When information first came out about Legion, I was skeptical. Very little was revealed, and the show looked completely bonkers. I was afraid it’d turn out like the third X-Men movie, rather than Logan.
But Marvel’s Iron Fist was the opposite. It had the entire force of Netflix and Disney’s marketing teams, and it had a lot to live up to in comparison to Marvel’s Daredevil and Marvel’s Luke Cage.
But it never delivered because it was bogged down by problematic source material filled with concern about Orientalism, Asian stereotyping and the “White Saviour” complex.
Marvel’s Iron Fist isn’t labelled bad because of poor acting or straying away from the source material, but people don’t like it because it chose to stick to its roots and reinforce everything that was done wrong in the source.
And the opposite is true with Legion. Legion chose to reinvent itself for television as something that finds inspiration in the source material, but not live by the rule of its source.

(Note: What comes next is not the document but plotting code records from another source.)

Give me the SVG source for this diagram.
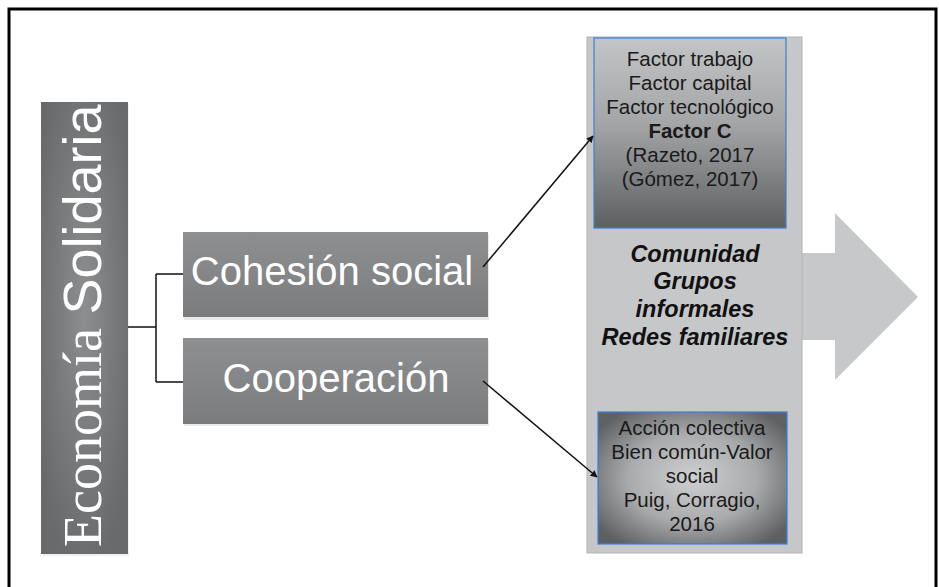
<svg xmlns="http://www.w3.org/2000/svg" width="939" height="587" viewBox="0 0 939 587">
<defs>
<radialGradient id="gEco" cx="0.5" cy="0.45" r="0.6">
<stop offset="0" stop-color="#8d8e90"/>
<stop offset="1" stop-color="#696a6c"/>
</radialGradient>
<linearGradient id="gMid" x1="0" y1="0" x2="0" y2="1">
<stop offset="0" stop-color="#8e8f91"/>
<stop offset="1" stop-color="#7b7c7e"/>
</linearGradient>
<linearGradient id="gTop" x1="0" y1="0" x2="0" y2="1">
<stop offset="0" stop-color="#c3c4c6"/>
<stop offset="0.45" stop-color="#a4a5a7"/>
<stop offset="1" stop-color="#5e5f61"/>
</linearGradient>
<radialGradient id="gBot" cx="0.5" cy="0.5" r="0.62">
<stop offset="0" stop-color="#cfd0d2"/>
<stop offset="0.55" stop-color="#a9aaac"/>
<stop offset="1" stop-color="#5f6062"/>
</radialGradient>
<marker id="ah" viewBox="0 0 10 10" refX="9" refY="5" markerWidth="7" markerHeight="7" markerUnits="userSpaceOnUse" orient="auto">
<path d="M0,0 L10,5 L0,10 z" fill="#111"/>
</marker>
</defs>
<style>
.wt{fill:#ffffff;font-family:"Liberation Sans",Arial,sans-serif;font-size:40px;text-anchor:middle}
.dk{fill:#1a1a1a;font-family:"Liberation Sans",Arial,sans-serif;font-size:20.5px;text-anchor:middle}
.bi{fill:#111;font-family:"Liberation Sans",Arial,sans-serif;font-size:23.5px;font-weight:bold;font-style:italic;text-anchor:middle}
.con{fill:none;stroke:#111;stroke-width:1.5}
.inner{stroke:#3b7fd8;stroke-width:1.2}
</style>
<rect x="0" y="0" width="939" height="587" fill="#ffffff"/>
<path d="M9,590 L9,9 L936,9 L936,590" fill="none" stroke="#000" stroke-width="3"/>

<g id="economia">
<rect x="42" y="104" width="87" height="452" fill="#e6e6e6" opacity="0.6"/>
<rect x="41" y="102" width="87" height="452" fill="url(#gEco)"/>
<text transform="translate(101,547) rotate(-90)" fill="#ffffff" font-size="54"><tspan font-family="'Liberation Serif','Times New Roman',serif">Economía </tspan><tspan font-family="'Liberation Sans',Arial,sans-serif">Solidaria</tspan></text>
</g>

<g id="cohesion">
<rect x="184" y="234" width="305" height="86" fill="#dcdcdc" opacity="0.6"/>
<rect x="183" y="232" width="305" height="85" fill="url(#gMid)"/>
<text class="wt" x="332" y="285">Cohesión social</text>
</g>

<g id="cooperacion">
<rect x="184" y="340" width="305" height="86" fill="#dcdcdc" opacity="0.6"/>
<rect x="183" y="338" width="305" height="86" fill="url(#gMid)"/>
<text class="wt" x="336" y="392">Cooperación</text>
</g>

<g id="panel">
<polygon points="790,253 835,253 835,213 918,297 835,380 835,340 790,340" fill="#c7c8ca"/>
<rect x="587" y="37" width="215" height="516" fill="#c6c7c9" stroke="#b3b4b6" stroke-width="1"/>
<text class="bi" x="695" y="262">Comunidad</text>
<text class="bi" x="695" y="289">Grupos</text>
<text class="bi" x="695" y="317">informales</text>
<text class="bi" x="695" y="345">Redes familiares</text>
</g>

<g id="factores">
<rect class="inner" x="594" y="38" width="192" height="190" fill="url(#gTop)"/>
<text class="dk" x="690" y="66">Factor trabajo</text>
<text class="dk" x="690" y="90">Factor capital</text>
<text class="dk" x="690" y="114">Factor tecnológico</text>
<text class="dk" x="690" y="138" font-weight="bold">Factor C</text>
<text class="dk" x="690" y="162">(Razeto, 2017</text>
<text class="dk" x="690" y="186">(Gómez, 2017)</text>
</g>

<g id="accion">
<rect class="inner" x="598" y="412" width="189" height="132" fill="url(#gBot)"/>
<text class="dk" x="692" y="435">Acción colectiva</text>
<text class="dk" x="692" y="459">Bien común-Valor</text>
<text class="dk" x="692" y="483">social</text>
<text class="dk" x="692" y="507">Puig, Corragio,</text>
<text class="dk" x="692" y="531">2016</text>
</g>

<g id="connectors">
<path class="con" d="M128,327 H156 M156,274 V382 M156,274 H183 M156,382 H183"/>
<line class="con" x1="483" y1="267" x2="593" y2="136" marker-end="url(#ah)"/>
<line class="con" x1="483" y1="381" x2="597" y2="477" marker-end="url(#ah)"/>
</g>
</svg>
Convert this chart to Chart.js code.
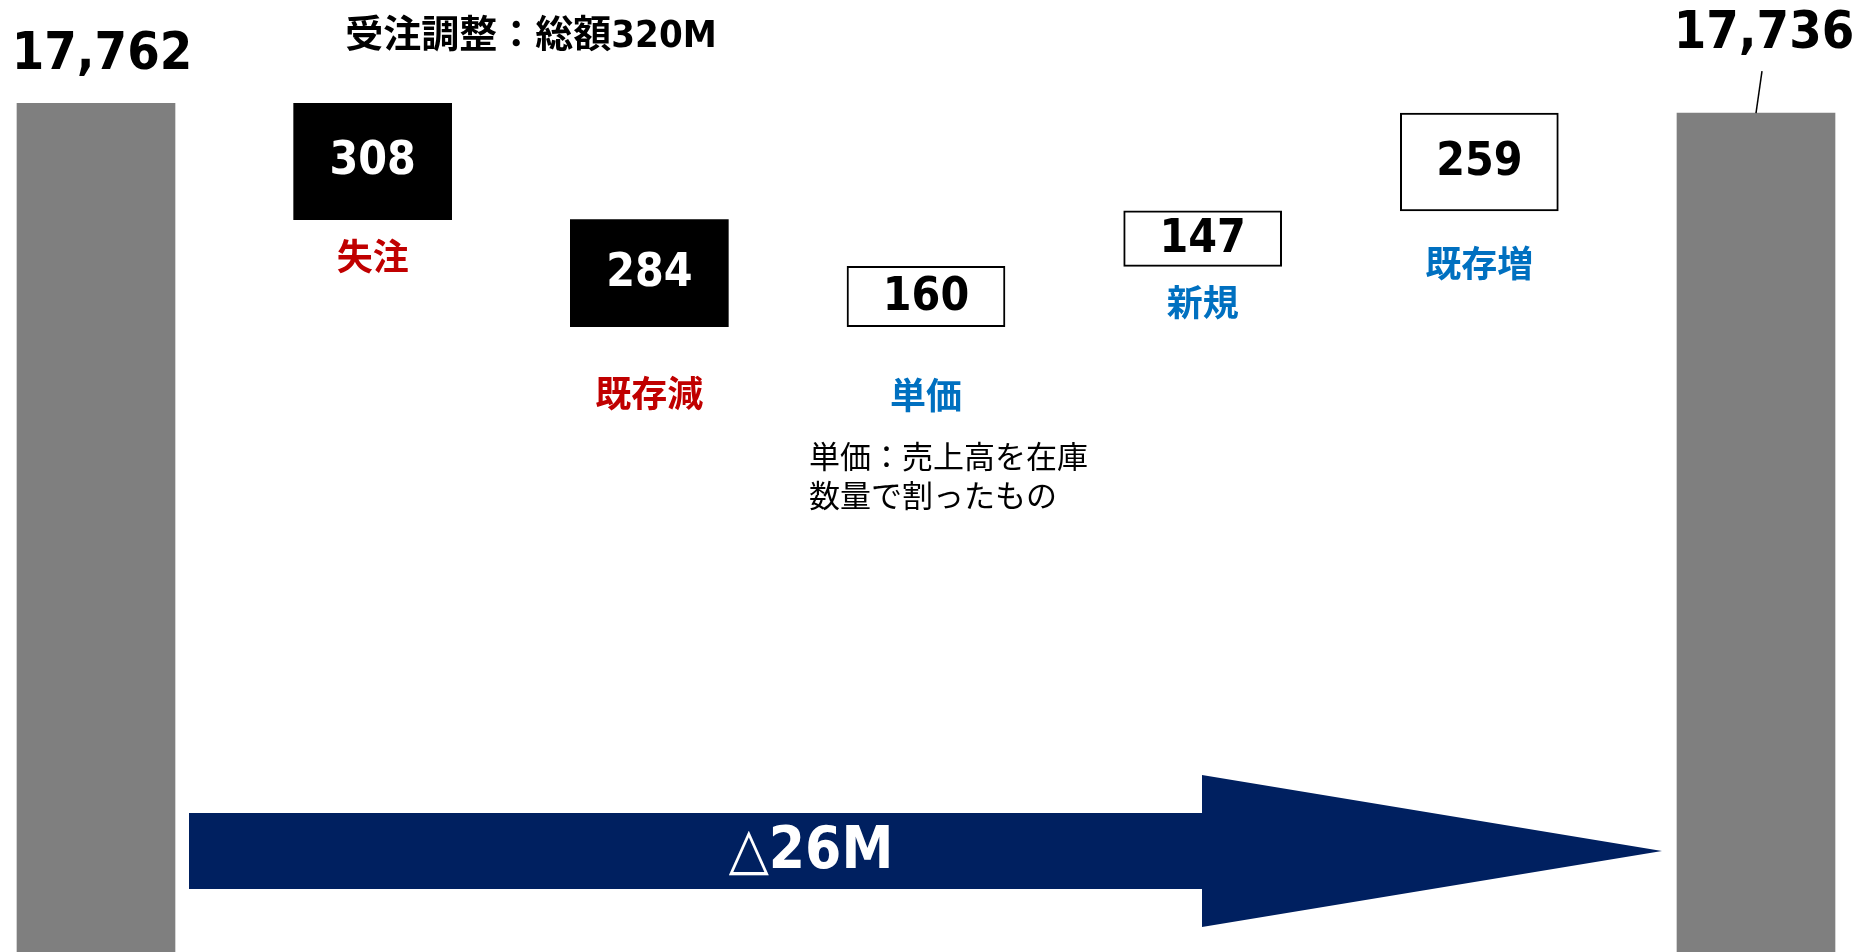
<!DOCTYPE html>
<html lang="ja">
<head>
<meta charset="utf-8">
<script src="https://cdn.jsdelivr.net/npm/chart.js@4.4.1/dist/chart.umd.min.js"></script>
<style>
  html, body { margin: 0; padding: 0; background: #ffffff; }
  #wrap { position: relative; width: 1856px; height: 952px; }
</style>
</head>
<body>
<div id="wrap"><canvas id="c"></canvas></div>
<script>
// ---- values ----
const categories = ['期首', '失注', '既存減', '単価', '新規', '既存増', '期末'];
const startTotal = 17762;
const endTotal = 17736;
const stepChanges = [-308, -284, 160, 147, 259];
const headline = '受注調整：総額320M';
const noteLines = ['単価：売上高を在庫', '数量で割ったもの'];
const axisMin = 15513;
const axisMax = 18036;

// ---- styling ----
const GRAY = '#7F7F7F';
const RED = '#C00000';
const BLUE = '#0070C0';
const NAVY = '#002060';
const NUM_FONT = "'DejaVu Sans Condensed', 'DejaVu Sans', 'Noto Sans CJK JP', sans-serif";
const JP_FONT = "'Noto Sans CJK JP', 'DejaVu Sans', sans-serif";
// distance from a box's bottom edge to the centre of its caption
const captionGap = [37, 67, 69, 36, 52];

// floating ranges of the waterfall
const ranges = [[axisMin, startTotal]];
let level = startTotal;
stepChanges.forEach(d => {
  const next = level + d;
  ranges.push([Math.min(level, next), Math.max(level, next)]);
  level = next;
});
ranges.push([axisMin, endTotal]);

const kinds = ['total', ...stepChanges.map(d => d < 0 ? 'down' : 'up'), 'total'];
const fills = kinds.map(k => k === 'total' ? GRAY : (k === 'down' ? '#000000' : '#FFFFFF'));
const borders = kinds.map(k => k === 'up' ? 2 : 0);

const fmt = v => v.toLocaleString('en-US');

const annotate = {
  id: 'annotate',
  afterDatasetsDraw(chart) {
    const ctx = chart.ctx;
    const bars = chart.getDatasetMeta(0).data;
    ctx.save();
    ctx.textAlign = 'center';
    ctx.textBaseline = 'middle';

    // step boxes: value inside, caption below
    stepChanges.forEach((d, i) => {
      const b = bars[i + 1];
      const top = Math.min(b.y, b.base), bottom = Math.max(b.y, b.base);
      ctx.fillStyle = d < 0 ? '#FFFFFF' : '#000000';
      ctx.font = `bold 46px ${NUM_FONT}`;
      ctx.fillText(String(Math.abs(d)), b.x, (top + bottom) / 2 + 1);
      ctx.fillStyle = d < 0 ? RED : BLUE;
      ctx.font = `bold 36px ${JP_FONT}`;
      ctx.fillText(categories[i + 1], b.x, bottom + captionGap[i]);
    });

    // note under the unit-price caption
    const pb = bars[3];
    ctx.fillStyle = '#000000';
    ctx.textAlign = 'left';
    ctx.font = `31px ${JP_FONT}`;
    noteLines.forEach((t, k) => ctx.fillText(t, pb.x - 117, Math.max(pb.y, pb.base) + 129 + k * 39));

    // totals above the gray bars
    ctx.textAlign = 'center';
    ctx.textBaseline = 'alphabetic';
    ctx.font = `bold 52px ${NUM_FONT}`;
    const first = bars[0], last = bars[bars.length - 1];
    ctx.fillText(fmt(startTotal), first.x + 6, first.y - 34);
    ctx.fillText(fmt(endTotal), last.x + 8, last.y - 65);
    ctx.strokeStyle = '#000000';
    ctx.lineWidth = 1.5;
    ctx.beginPath();
    ctx.moveTo(last.x + 6, last.y - 42);
    ctx.lineTo(last.x, last.y);
    ctx.stroke();

    // headline
    ctx.textBaseline = 'middle';
    ctx.font = `bold 38px ${NUM_FONT}`;
    ctx.fillText(headline, 531, 37);

    // overall change arrow
    const x0 = first.x + first.width / 2 + 14;
    const tip = last.x - last.width / 2 - 15;
    const neck = tip - 460;
    const cy = 851;
    ctx.fillStyle = NAVY;
    ctx.beginPath();
    ctx.moveTo(x0, cy - 38);
    ctx.lineTo(neck, cy - 38);
    ctx.lineTo(neck, cy - 76);
    ctx.lineTo(tip, cy);
    ctx.lineTo(neck, cy + 76);
    ctx.lineTo(neck, cy + 38);
    ctx.lineTo(x0, cy + 38);
    ctx.closePath();
    ctx.fill();

    const delta = endTotal - startTotal;
    ctx.fillStyle = '#FFFFFF';
    ctx.font = `bold 58px ${NUM_FONT}`;
    ctx.fillText((delta < 0 ? '△' : '+') + Math.abs(delta) + 'M', x0 + 622, cy + 2);
    ctx.restore();
  }
};

new Chart(document.getElementById('c'), {
  type: 'bar',
  data: {
    labels: categories,
    datasets: [{
      data: ranges,
      backgroundColor: fills,
      borderColor: '#000000',
      borderWidth: borders,
      borderSkipped: false,
      barThickness: 158,
      clip: false
    }]
  },
  options: {
    responsive: true,
    maintainAspectRatio: false,
    animation: false,
    layout: { padding: { left: 96, right: 100, top: 0, bottom: 0 } },
    plugins: { legend: { display: false }, tooltip: { enabled: false }, title: { display: false } },
    scales: {
      x: { display: false, offset: false, grid: { display: false } },
      y: { display: false, min: axisMin, max: axisMax, grid: { display: false } }
    }
  },
  plugins: [annotate]
});
</script>
</body>
</html>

Legion is about the struggle of a man trying to find his place while battling his demons and less about paying fan-service to the X-Men franchise.
But where Legion truly shines is in its ability to tell a good story without resorting to clichéd tropes. Where Marvel’s Iron Fist plays with 70s Kung-Fu tropes, Legion tackles its story in a refreshing way.
Legion is constantly shrouding its storylines in mystery and dealing with subject matter in a way that leaves the audience artfully and purposely confused. This is because it reveals enough of itself to keep people interested and uses cinematography and action to move the series along.
But outside of all of that, it also tells the story of mental illness in a way that isn’t insensitive to those who might be battling their own challenges. It doesn’t exploit mental illness or illustrate sufferers as maniacal or exotic.
Looking at all the areas where Marvel’s Iron Fist went wrong shows us where Legion is doing things right. It may not have been on my watch list at the beginning of the year, but Legion is the most refreshing television series to come out of 2017.
Legion airs on FX every Wednesday night at 8 p.m. MDT.